Traditional Render vs Colour Render
There are quite a few different types of rendering on the market, and it can be a bit confusing as to what is right for you. In this blog however, we want to clarify the main differences between sand cement traditional render, and modern thin color renders. These are the two main styles of render that are probably the most commonly used on the market today. You might also want to check out more about thick coat renders like Monocouche and Pebbledash, which are other commonly used systems.
Thin Coat Render and Mesh
One key difference between sand cement render and thin coats are that a layer of fibreglass mesh is sunk into the base coat of the thin coat. This ensures a rock solid stable surface on which to apply the top coat and resist any potential cracking. Sand Cement is a simple 1 or 2 coat application which has nothing to strengthen it. It is also very inflexible which makes cracking a real possibility.

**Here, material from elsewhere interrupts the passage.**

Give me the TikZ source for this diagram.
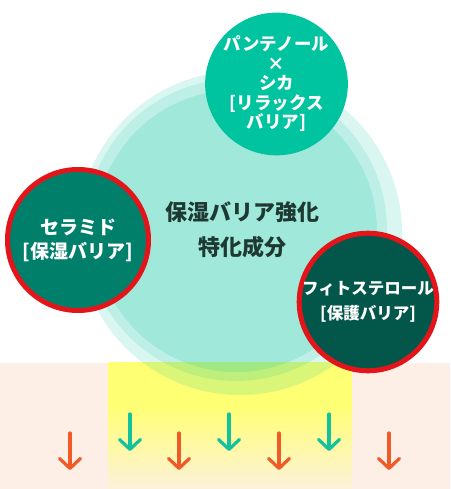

Another key consideration is that silicon thin coat renders are breathable, whereas sand cement is much less so. For properties which require more breathable walls, this kind of render is by far the best option. Note that acrylic thin coat renders are not breathable.
Painting vs. Pre-mixed Colours
Another benefit of silicon or acrylic thin coats in particular is that you don’t need to paint them as part of the installation. The colour is mixed into the top coat directly, making the colour more hard wearing and preventing any peeling that you might get with paint over cement. It makes for a much better finish.
You should also note that thin coats do have a slight texture, even at their finest grain size, whereas sand cement will give a smoother looking finish. Some people are desperate for a smooth finish to their walls, but with a fine 1mm silicon render the texture is very fine and many customers feel this is a suitable substitute for a smooth finish.
Longevity of Systems
As with many materials, the quality of the installation is crucial in ensuring a long lasting render job. Unfortunately sand cement is really liable to cracking, even with a decent job of installing the render. You are unlikely to get a very long warranty on this kind of render as the installer can never be 100% confident in the material.
On the other hand, thin coat renders are very hard wearing and resistant to cracking, and as long as the job is installed well, can last for many years. You will probably get a 10 year warranty on this kind of render, and in some cases a 25 year industry backed warranty as well.
Cost of Thin Coat Render vs. Cement
Of course, sand cement is always going to be a cheaper product, both to install and to supply the material. Thin coat render has 3 main constituents – the top coat, the base coat and the mesh, whereas there is just one component of a sand cement render. This makes it quicker and easier to apply, but it does lack many of the benefits we have discussed. Ultimately as a customer you have to decide whether you want a long term, quality product or whether you want to make do with a cheaper inferior one.